It is in Asia, the great land mass which extends from the Mediterranean eastwards to the Pacific, that about three quarters of the world’s present population is found. It is in Asia the roots of the present great civilizations are to be found. Here, the major religions and philosophical traditions of the world had their origin: Hindu, Buddhist, Confucius, Jewish, Christian and Islamic.

In another address on the subject: Who is: Jesus Christ?, Chandra Sen told the Indians, "Gentlemen, go to the rising sun of the East, not to the setting sun of the West, if you wish to see Christ in the plenitude of his glory and in the fullness and freshness of his divine life." He told them to recall the true Asiatic Christ. "Behold he comes to us in his loose flowing garments, his dress and features altogether oriental, a perfect Asiatic in everything." (Keshub Chandra Sen. Who Is Jesus Christ?. Calcutta, 1919.) The complaint of Sen was that Jesus Christ was presented to the Asians as a western Christ and the history of the Asiatic Christ in Asian soil had been replaced by the history of western missionary organizations in Asia.

Speaking of The hidden history of Christianity in Asia, John C. England, a church historian from New Zealand, rightly points out that unfortunately only a few churches in the region have retained a strong sense that their history began in the early century of Christian era. Then he says:

Christianity can then be taken as an ancient Asian religion not just because of its origins in west Asian cultures and in the life of a Palestinian Jew, nor because of the Asian form of its foundation scriptures, but also because of this long and diverse presence through out central , south, southeast and north-east Asian countries. (John C. England and Archee Lee (ed); Doing Theology with Asian Resources, N Z, Pace Publishing, 1993, p. 129).

Like Chandra Sen, John England also complains that such a long and diverse presence of Christianity in Asian history has been so long hidden. "Clearly such a history has not been widely recognized -- and our understanding of Christian presence and identity within the particular histories and cultures of the region has been massively distorted -- often for doctrinal or ideological reasons." (Ibid., p. 129.)

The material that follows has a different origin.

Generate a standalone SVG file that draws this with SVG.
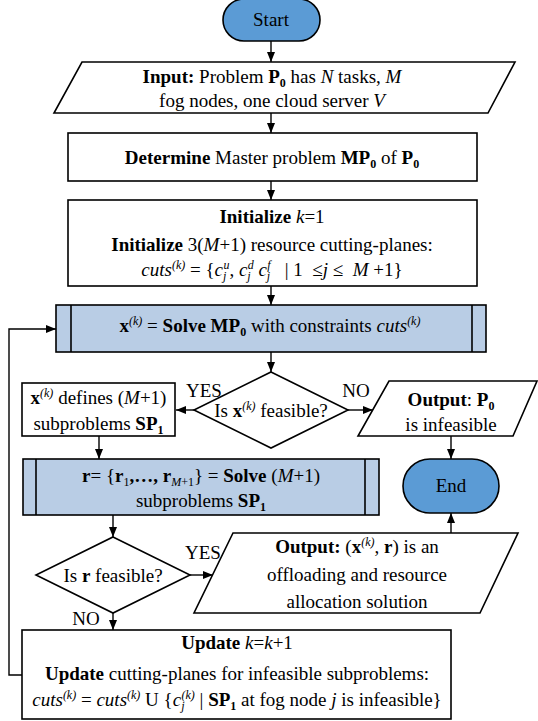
<svg xmlns="http://www.w3.org/2000/svg" width="538" height="721" viewBox="0 0 538 721">
  <style>
    .t { font-family: "Liberation Serif", "Times New Roman", serif; font-size: 19px; fill: #000; text-anchor: middle; }
    .b { font-weight: bold; }
    .i { font-style: italic; }
    .sup { font-size: 12px; baseline-shift: 7px; }
    .sub { font-size: 12px; baseline-shift: -4px; }
    .shape { fill: #fff; stroke: #000; stroke-width: 1.6; }
    .term { fill: #5B9BD5; stroke: #000; stroke-width: 1.6; }
    .proc { fill: #B9CDE5; stroke: #000; stroke-width: 1.6; }
    .bar { fill: none; stroke: #000; stroke-width: 1.6; }
    .edge { fill: none; stroke: #000; stroke-width: 1.4; marker-end: url(#arrow); }
  </style>
  <defs>
    <marker id="arrow" markerUnits="userSpaceOnUse" markerWidth="10" markerHeight="10" viewBox="0 0 10 10" refX="10" refY="5" orient="auto">
      <path d="M0,1 L10,5 L0,9 z" fill="#000"/>
    </marker>
  </defs>

  <!-- connectors -->
  <g id="connectors">
    <line class="edge" x1="271" y1="41" x2="271" y2="62"/>
    <line class="edge" x1="271" y1="113" x2="271" y2="133"/>
    <line class="edge" x1="271" y1="181" x2="271" y2="200"/>
    <line class="edge" x1="271" y1="286" x2="271" y2="305"/>
    <line class="edge" x1="271" y1="352" x2="271" y2="372"/>
    <line class="edge" x1="194" y1="410" x2="176" y2="410"/>
    <line class="edge" x1="348" y1="410" x2="373" y2="410"/>
    <line class="edge" x1="99" y1="436" x2="99" y2="459"/>
    <line class="edge" x1="451" y1="436" x2="451" y2="459"/>
    <line class="edge" x1="113" y1="515" x2="113" y2="537"/>
    <line class="edge" x1="190" y1="575" x2="213" y2="575"/>
    <line class="edge" x1="451" y1="533" x2="451" y2="513"/>
    <line class="edge" x1="113" y1="613" x2="113" y2="630"/>
    <polyline class="edge" points="22,675 9,675 9,329 56,329"/>
    <text class="t" x="204" y="397">YES</text>
    <text class="t" x="356" y="397">NO</text>
    <text class="t" x="203" y="559">YES</text>
    <text class="t" x="86" y="625">NO</text>
  </g>

  <g id="start">
    <rect class="term" x="223" y="-1" width="97" height="42" rx="21"/>
    <text class="t" x="271" y="26">Start</text>
  </g>

  <g id="input">
    <polygon class="shape" points="82,62 515,62 488,113 54,113"/>
    <text class="t" x="272" y="83"><tspan class="b">Input:</tspan> Problem <tspan class="b">P</tspan><tspan class="b sub">0</tspan> has <tspan class="i">N</tspan> tasks, <tspan class="i">M</tspan></text>
    <text class="t" x="272" y="107">fog nodes, one cloud server <tspan class="i">V</tspan></text>
  </g>

  <g id="determine">
    <rect class="shape" x="68" y="133" width="409" height="48"/>
    <text class="t" x="272" y="164"><tspan class="b">Determine</tspan> Master problem <tspan class="b">MP</tspan><tspan class="b sub">0</tspan> of <tspan class="b">P</tspan><tspan class="b sub">0</tspan></text>
  </g>

  <g id="initialize">
    <rect class="shape" x="68" y="200" width="409" height="86"/>
    <text class="t" x="272" y="223"><tspan class="b">Initialize</tspan> <tspan class="i">k</tspan>=1</text>
    <text class="t" x="272" y="251"><tspan class="b">Initialize</tspan> 3(<tspan class="i">M</tspan>+1) resource cutting-planes:</text>
    <text class="t" x="272" y="276" xml:space="preserve"><tspan class="i">cuts</tspan><tspan class="i sup">(k)</tspan> = {<tspan class="i">c</tspan><tspan class="i sub">j</tspan><tspan class="i sup" dx="-3">u</tspan>, <tspan class="i">c</tspan><tspan class="i sub">j</tspan><tspan class="i sup" dx="-3">d</tspan> <tspan class="i">c</tspan><tspan class="i sub">j</tspan><tspan class="i sup" dx="-3">f</tspan>   | 1  ≤<tspan class="i">j</tspan> ≤  <tspan class="i">M</tspan> +1}</text>
  </g>

  <g id="solve-master">
    <rect class="proc" x="56" y="305" width="430" height="47"/>
    <line class="bar" x1="71" y1="305" x2="71" y2="352"/>
    <line class="bar" x1="472" y1="305" x2="472" y2="352"/>
    <text class="t" x="270" y="332"><tspan class="b">x</tspan><tspan class="i sup">(k)</tspan> = <tspan class="b">Solve MP</tspan><tspan class="b sub">0</tspan> with constraints <tspan class="i">cuts</tspan><tspan class="i sup">(k)</tspan></text>
  </g>

  <g id="feasible-x">
    <polygon class="shape" points="271,372 348,410 271,448 194,410"/>
    <text class="t" x="271" y="417">Is <tspan class="b">x</tspan><tspan class="i sup">(k)</tspan> feasible?</text>
  </g>

  <g id="define-sub">
    <rect class="shape" x="22" y="383" width="153" height="53"/>
    <text class="t" x="98.5" y="404"><tspan class="b">x</tspan><tspan class="i sup">(k)</tspan> defines (<tspan class="i">M</tspan>+1)</text>
    <text class="t" x="98.5" y="430">subproblems <tspan class="b">SP</tspan><tspan class="b sub">1</tspan></text>
  </g>

  <g id="infeasible-out">
    <polygon class="shape" points="389,381 537,381 513,436 358,436"/>
    <text class="t" x="451" y="406"><tspan class="b">Output</tspan>: <tspan class="b">P</tspan><tspan class="b sub">0</tspan></text>
    <text class="t" x="451" y="431">is infeasible</text>
  </g>

  <g id="solve-sub">
    <rect class="proc" x="23" y="459" width="356" height="56"/>
    <line class="bar" x1="36" y1="459" x2="36" y2="515"/>
    <line class="bar" x1="365" y1="459" x2="365" y2="515"/>
    <text class="t" x="201" y="482"><tspan class="b">r</tspan>= {<tspan class="b">r</tspan><tspan class="sub">1</tspan><tspan class="b">,…, r</tspan><tspan class="i sub">M</tspan><tspan class="sub">+1</tspan>} = <tspan class="b">Solve</tspan> (<tspan class="i">M</tspan>+1)</text>
    <text class="t" x="201" y="507">subproblems <tspan class="b">SP</tspan><tspan class="b sub">1</tspan></text>
  </g>

  <g id="end">
    <rect class="term" x="403" y="459" width="96" height="54" rx="27"/>
    <text class="t" x="451" y="492">End</text>
  </g>

  <g id="feasible-r">
    <polygon class="shape" points="113,537 190,575 113,613 36,575"/>
    <text class="t" x="113" y="582">Is <tspan class="b">r</tspan> feasible?</text>
  </g>

  <g id="solution-out">
    <polygon class="shape" points="233,533 518,533 480,613 194,613"/>
    <text class="t" x="357" y="553"><tspan class="b">Output:</tspan> (<tspan class="b">x</tspan><tspan class="i sup">(k)</tspan>, <tspan class="b">r</tspan>) is an</text>
    <text class="t" x="357" y="581">offloading and resource</text>
    <text class="t" x="357" y="608">allocation solution</text>
  </g>

  <g id="update">
    <rect class="shape" x="22" y="630" width="429" height="89"/>
    <text class="t" x="237" y="649"><tspan class="b">Update</tspan> <tspan class="i">k</tspan>=<tspan class="i">k</tspan>+1</text>
    <text class="t" x="237" y="680"><tspan class="b">Update</tspan> cutting-planes for infeasible subproblems:</text>
    <text class="t" x="237" y="706"><tspan class="i">cuts</tspan><tspan class="i sup">(k)</tspan> = <tspan class="i">cuts</tspan><tspan class="i sup">(k)</tspan> U {<tspan class="i">c</tspan><tspan class="i sub">j</tspan><tspan class="i sup" dx="-3">(k)</tspan> | <tspan class="b">SP</tspan><tspan class="b sub">1</tspan> at fog node <tspan class="i">j</tspan> is infeasible}</text>
  </g>
</svg>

While we have a good deal of information about the history of the expansion of Christianity to the west of Palestine, we know very little of its expansion to the regions east of it. The Acts of the Apostles in the New Testament does not give us a comprehensive and accurate account of Christianity and its spread in the early period. Its presentation is very selective and partial. A number of New Testament scholars have questioned the reliability of Luke as a historian. Howard Marshall points out that Luke has idealized and simplified the story of the development of the early church. He has selected one strand in the history of the church that leads from Jerusalem to Rome and from the Jewish mission to Gentile mission, and he has left us in ignorance of many matters about which we would gladly be better informed. "To this extent, he has simplified the movement of church history and we do well to remember that he has not told us the whole story." (Howard Marshall, Luke: Historian and Theologian, Zondervan, 1970, p.73.)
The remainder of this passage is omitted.